Saturday 14 August 2010

Living on a Prayer. Sheila Quigley. Arrow Books. (2006)


This is a very enjoyable crime story with a savagely bleak undertow. A teenager is found hanging at a local scenic spot, the assumption is suicide. Neither the boy's mother nor Detective Inspector Lorraine Hunt are convinced, if for very different reasons. Richard's friends, a group of teenagers, each one with significant family problems appear to know considerably more than they are willing to say. A man is brutally assaulted and a group called the Blessing Guides have established themselves in the area. The story moves quietly, the extensive cast is given plenty of space to move, there is as much attention given to the lives of the cast as to the action. The reveals are cleverly staged, the action is sharp and nasty, it arises very naturally from the actions and personalities of the cast.
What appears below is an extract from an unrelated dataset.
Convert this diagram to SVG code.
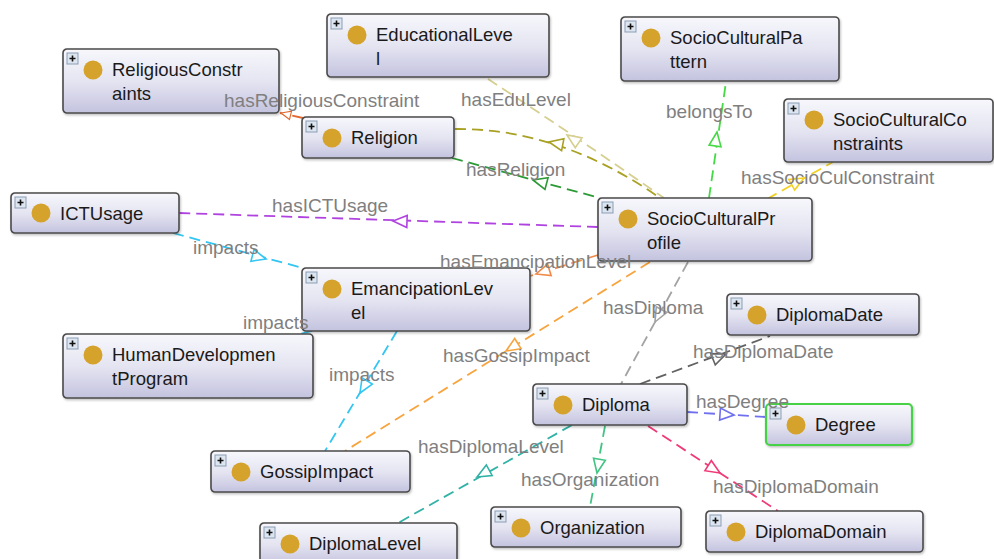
<svg xmlns="http://www.w3.org/2000/svg" xmlns:xlink="http://www.w3.org/1999/xlink" width="994" height="559" viewBox="0 0 994 559">
  <defs>
    <linearGradient id="nodeFill" x1="0" y1="0" x2="0" y2="1">
      <stop offset="0" stop-color="#f7f7fc"/>
      <stop offset="0.5" stop-color="#e5e5f2"/>
      <stop offset="1" stop-color="#c4c3df"/>
    </linearGradient>
    <filter id="shadow" x="-5%" y="-10%" width="110%" height="130%">
      <feDropShadow dx="1" dy="1.5" stdDeviation="1.2" flood-color="#000" flood-opacity="0.25"/>
    </filter>
    <!-- open triangle arrowhead, tip at origin, pointing along +x -->
    <path id="tri" d="M0,0 L-14,-6 L-14,6 Z"/>
    <g id="plus">
      <rect x="0" y="0" width="11" height="11" fill="#dde6f0" stroke="#8a9db3" stroke-width="1"/>
      <path d="M2.5,5.5 H8.5 M5.5,2.5 V8.5" stroke="#111" stroke-width="1.6"/>
    </g>
  </defs>
  <style>
    .node rect.box { fill: url(#nodeFill); stroke: #4a4a4a; stroke-width: 1.6; filter: url(#shadow); }
    .node rect.sel { stroke: #47d147; stroke-width: 2.2; }
    .node circle { fill: #d5a22b; }
    .node text { font-family: "Liberation Sans", Arial, sans-serif; font-size: 18.5px; fill: #1a1a1a; }
    .edge { fill: none; stroke-width: 1.8; stroke-dasharray: 11 6; }
    .head { fill: #ffffff; stroke-width: 1.6; stroke-linejoin: miter; }
    .lbl { font-family: "Liberation Sans", Arial, sans-serif; font-size: 19px; fill: #7f7f7f; }
  </style>

  <rect width="994" height="559" fill="#ffffff"/>

  <g id="connectors">
    <!-- hasReligiousConstraint -->
    <path class="edge" stroke="#e2682e" d="M303,118 L280,113"/>
    <use xlink:href="#tri" class="head" stroke="#e2682e" transform="translate(281,113) rotate(194) scale(0.7)"/>
    <!-- hasEduLevel -->
    <path class="edge" stroke="#d6cf90" d="M488,79 Q575,136 664,198"/>
    <use xlink:href="#tri" class="head" stroke="#d6cf90" transform="translate(567,135) rotate(214)"/>
    <!-- Religion to profile (curved) -->
    <path class="edge" stroke="#a9a124" d="M455,129 Q560,128 660,198"/>
    <use xlink:href="#tri" class="head" stroke="#a9a124" transform="translate(549,142) rotate(191)"/>
    <!-- hasReligion -->
    <path class="edge" stroke="#2c9a35" d="M452,158 L600,198"/>
    <use xlink:href="#tri" class="head" stroke="#2c9a35" transform="translate(533,180) rotate(195)"/>
    <!-- belongsTo -->
    <path class="edge" stroke="#46d846" d="M709,198 L726,82"/>
    <use xlink:href="#tri" class="head" stroke="#46d846" transform="translate(717,132) rotate(-82)"/>
    <!-- hasSocioCulConstraint -->
    <path class="edge" stroke="#f2d126" d="M767,199 L833,162"/>
    <use xlink:href="#tri" class="head" stroke="#f2d126" transform="translate(804,178) rotate(-29)"/>
    <!-- hasICTUsage -->
    <path class="edge" stroke="#b043e0" d="M598,227 L179,213"/>
    <use xlink:href="#tri" class="head" stroke="#b043e0" transform="translate(393,221) rotate(182)"/>
    <!-- impacts: ICTUsage to EmancipationLevel -->
    <path class="edge" stroke="#33c6f2" d="M173,233 L303,268"/>
    <use xlink:href="#tri" class="head" stroke="#33c6f2" transform="translate(266,259) rotate(15)"/>
    <!-- impacts: EmancipationLevel to HumanDevelopmentProgram -->
    <path class="edge" stroke="#33c6f2" d="M312,331 L296,335"/>
    <!-- impacts: EmancipationLevel to GossipImpact -->
    <path class="edge" stroke="#33c6f2" d="M397,331 L325,451"/>
    <use xlink:href="#tri" class="head" stroke="#33c6f2" transform="translate(360,393) rotate(121)"/>
    <!-- hasEmancipationLevel -->
    <path class="edge" stroke="#f08a48" d="M598,255 L530,276"/>
    <use xlink:href="#tri" class="head" stroke="#f08a48" transform="translate(536,274) rotate(163)"/>
    <!-- hasGossipImpact -->
    <path class="edge" stroke="#f8a43e" d="M650,262 L345,451"/>
    <use xlink:href="#tri" class="head" stroke="#f8a43e" transform="translate(506,351) rotate(148)"/>
    <!-- hasDiploma -->
    <path class="edge" stroke="#a3a3a3" d="M688,262 L621,384"/>
    <use xlink:href="#tri" class="head" stroke="#a3a3a3" transform="translate(655,322) rotate(118)"/>
    <!-- hasDiplomaDate -->
    <path class="edge" stroke="#626262" d="M640,384 L770,336"/>
    <use xlink:href="#tri" class="head" stroke="#626262" transform="translate(726,354) rotate(-22)"/>
    <!-- hasDegree -->
    <path class="edge" stroke="#6f6ff0" d="M687,412 L766,417"/>
    <use xlink:href="#tri" class="head" stroke="#6f6ff0" transform="translate(734,415) rotate(4)"/>
    <!-- hasDiplomaDomain -->
    <path class="edge" stroke="#f03a78" d="M648,426 L778,511"/>
    <use xlink:href="#tri" class="head" stroke="#f03a78" transform="translate(720,473) rotate(32)"/>
    <!-- hasOrganization -->
    <path class="edge" stroke="#42c484" d="M605,426 L590,507"/>
    <use xlink:href="#tri" class="head" stroke="#42c484" transform="translate(597,473) rotate(100)"/>
    <!-- hasDiplomaLevel -->
    <path class="edge" stroke="#30b2a6" d="M572,425 L398,523"/>
    <use xlink:href="#tri" class="head" stroke="#30b2a6" transform="translate(477,477) rotate(151)"/>
  </g>

  <g id="ReligiousConstraints" class="node" transform="translate(63,49)">
    <rect class="box" width="216" height="64" rx="4"/>
    <use xlink:href="#plus" x="4" y="4"/>
    <circle cx="30" cy="21" r="9.5"/>
    <text x="49" y="27">ReligiousConstr</text>
    <text x="49" y="51">aints</text>
  </g>

  <g id="EducationalLevel" class="node" transform="translate(327,14)">
    <rect class="box" width="222" height="63" rx="4"/>
    <use xlink:href="#plus" x="4" y="4"/>
    <circle cx="30" cy="21" r="9.5"/>
    <text x="49" y="27">EducationalLeve</text>
    <text x="49" y="51">l</text>
  </g>

  <g id="Religion" class="node" transform="translate(302,117)">
    <rect class="box" width="152" height="41" rx="4"/>
    <use xlink:href="#plus" x="4" y="4"/>
    <circle cx="30" cy="21" r="9.5"/>
    <text x="49" y="27">Religion</text>
  </g>

  <g id="SocioCulturalPattern" class="node" transform="translate(621,17)">
    <rect class="box" width="218" height="64" rx="4"/>
    <use xlink:href="#plus" x="4" y="4"/>
    <circle cx="30" cy="21" r="9.5"/>
    <text x="49" y="27">SocioCulturalPa</text>
    <text x="49" y="51">ttern</text>
  </g>

  <g id="SocioCulturalConstraints" class="node" transform="translate(784,99)">
    <rect class="box" width="209" height="63" rx="4"/>
    <use xlink:href="#plus" x="4" y="4"/>
    <circle cx="30" cy="21" r="9.5"/>
    <text x="49" y="27">SocioCulturalCo</text>
    <text x="49" y="51">nstraints</text>
  </g>

  <g id="ICTUsage" class="node" transform="translate(11,193)">
    <rect class="box" width="168" height="40" rx="4"/>
    <use xlink:href="#plus" x="4" y="4"/>
    <circle cx="30" cy="20" r="9.5"/>
    <text x="49" y="27">ICTUsage</text>
  </g>

  <g id="SocioCulturalProfile" class="node" transform="translate(598,198)">
    <rect class="box" width="214" height="63" rx="4"/>
    <use xlink:href="#plus" x="4" y="4"/>
    <circle cx="30" cy="21" r="9.5"/>
    <text x="49" y="27">SocioCulturalPr</text>
    <text x="49" y="51">ofile</text>
  </g>

  <g id="EmancipationLevel" class="node" transform="translate(302,268)">
    <rect class="box" width="228" height="63" rx="4"/>
    <use xlink:href="#plus" x="4" y="4"/>
    <circle cx="30" cy="21" r="9.5"/>
    <text x="49" y="27">EmancipationLev</text>
    <text x="49" y="51">el</text>
  </g>

  <g id="HumanDevelopmentProgram" class="node" transform="translate(63,334)">
    <rect class="box" width="250" height="64" rx="4"/>
    <use xlink:href="#plus" x="4" y="4"/>
    <circle cx="30" cy="21" r="9.5"/>
    <text x="49" y="27">HumanDevelopmen</text>
    <text x="49" y="51">tProgram</text>
  </g>

  <g id="DiplomaDate" class="node" transform="translate(727,294)">
    <rect class="box" width="192" height="41" rx="4"/>
    <use xlink:href="#plus" x="4" y="4"/>
    <circle cx="30" cy="21" r="9.5"/>
    <text x="49" y="27">DiplomaDate</text>
  </g>

  <g id="Diploma" class="node" transform="translate(533,384)">
    <rect class="box" width="154" height="41" rx="4"/>
    <use xlink:href="#plus" x="4" y="4"/>
    <circle cx="30" cy="21" r="9.5"/>
    <text x="49" y="27">Diploma</text>
  </g>

  <g id="Degree" class="node" transform="translate(766,404)">
    <rect class="box sel" width="146" height="41" rx="4"/>
    <use xlink:href="#plus" x="4" y="4"/>
    <circle cx="30" cy="21" r="9.5"/>
    <text x="49" y="27">Degree</text>
  </g>

  <g id="GossipImpact" class="node" transform="translate(211,451)">
    <rect class="box" width="199" height="41" rx="4"/>
    <use xlink:href="#plus" x="4" y="4"/>
    <circle cx="30" cy="21" r="9.5"/>
    <text x="49" y="27">GossipImpact</text>
  </g>

  <g id="Organization" class="node" transform="translate(491,507)">
    <rect class="box" width="190" height="40" rx="4"/>
    <use xlink:href="#plus" x="4" y="4"/>
    <circle cx="30" cy="21" r="9.5"/>
    <text x="49" y="27">Organization</text>
  </g>

  <g id="DiplomaDomain" class="node" transform="translate(706,511)">
    <rect class="box" width="217" height="41" rx="4"/>
    <use xlink:href="#plus" x="4" y="4"/>
    <circle cx="30" cy="21" r="9.5"/>
    <text x="49" y="27">DiplomaDomain</text>
  </g>

  <g id="DiplomaLevel" class="node" transform="translate(260,523)">
    <rect class="box" width="197" height="42" rx="4"/>
    <use xlink:href="#plus" x="4" y="4"/>
    <circle cx="30" cy="21" r="9.5"/>
    <text x="49" y="27">DiplomaLevel</text>
  </g>

  <!-- property labels, drawn above the nodes -->
  <g id="connector-labels">
    <text class="lbl" x="224" y="107">hasReligiousConstraint</text>
    <text class="lbl" x="461" y="106">hasEduLevel</text>
    <text class="lbl" x="466" y="176">hasReligion</text>
    <text class="lbl" x="666" y="118">belongsTo</text>
    <text class="lbl" x="741" y="184">hasSocioCulConstraint</text>
    <text class="lbl" x="272" y="212">hasICTUsage</text>
    <text class="lbl" x="193" y="254">impacts</text>
    <text class="lbl" x="243" y="329">impacts</text>
    <text class="lbl" x="329" y="381">impacts</text>
    <text class="lbl" x="440" y="268">hasEmancipationLevel</text>
    <text class="lbl" x="443" y="362">hasGossipImpact</text>
    <text class="lbl" x="603" y="314">hasDiploma</text>
    <text class="lbl" x="693" y="358">hasDiplomaDate</text>
    <text class="lbl" x="696" y="408">hasDegree</text>
    <text class="lbl" x="713" y="493">hasDiplomaDomain</text>
    <text class="lbl" x="521" y="486">hasOrganization</text>
    <text class="lbl" x="418" y="453">hasDiplomaLevel</text>
  </g>
</svg>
Sheila Quigley has developed a considerable reoccurring cast and uses them very well to frame the central plot. The people living in the Salthills estate, few working , most on some form of benefit are all involved to some extent with marginally legal or simply illegal activities in an effort to have enough to raise their families. Sheila Quigley clearly has both great affection and sympathy for them, without ever being blind to their weaknesses. This gives the story a tremendous context, the plot has real and visible consequences and implications for the cast.
One of the most striking aspects to the story is the way that the astonishingly grim plot is carefully covered by the warmth of the writing. The villains are credible in their callous greed and callous manipulation of wounded teenagers. They depth of their brutality is revealed clearly, without any hyperbole. It sneaks up on the reader making the full realisation of what is going on all the more effective.
The central romance is also handled with flair and quiet humour, there are enough complications to generate tension and the writing is good enough to make it enjoyable rather than cringe inducing. A gripping read.